I still come from the days of Delphi2. There was no help to install packagas/components and it could easily take 8 hours to install a suitable development environment. I don't know if Delphi now has a way to install components automatically.
Lazarus didn't have it for a long time either. But thanks to GetMem's initiative there is now OPM and this tool has saved me hours of installations.
A lot of unpaid time has gone into this tool and certainly also a lot of money, because for OPM to work it also needs the necessary infrastructure.
You don't have to use this tool if you don't like it.
I have downloaded all packages which is more that 750M of archives, thus downloading again package when try to install it is pointless, unless package is changed. Zip download is deleted automatically after extraction.

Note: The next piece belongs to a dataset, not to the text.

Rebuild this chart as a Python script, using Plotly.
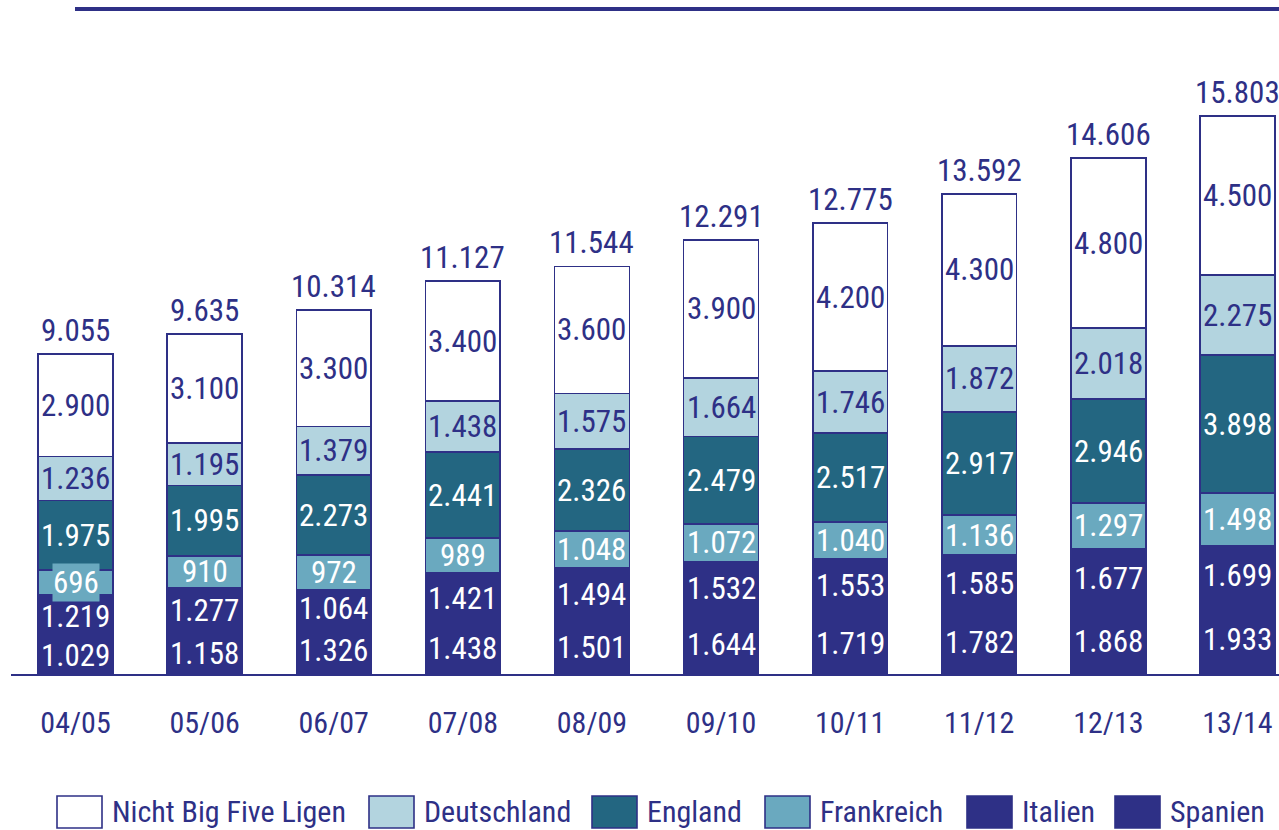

I don't know how anyone can come up with the idea of installing all packages. But you can do what you like. OPM is an online installation tool and certainly not built for local caching of packages.
That is definitely wrong choice.
That might be your opinion. Have you ever asked the author why he had done it this way?
I have impression that OPM is created for amateurs who have no clue what they doing, not as a tool to keep all "useful" available packages in one place.
Of course OPM is also for amateurs to make installation easier. Professionals always know how to help themselves or ask politely in the forum
Of course, OPM has pros and cons like any other application and may not suit everyone. There may even be conceptual problems or missing functions
But if you are the professional you claim to be, then it is probably easy for you to incorporate all the functions and variants that you are currently criticising. After all, it's open source for your benefit. You can even create a completely new package with incomparably better functionality and an extraordinary range of functions.
So get stuck in and just do it.
But until that happens, you can request, ask, suggest, but by no means demand.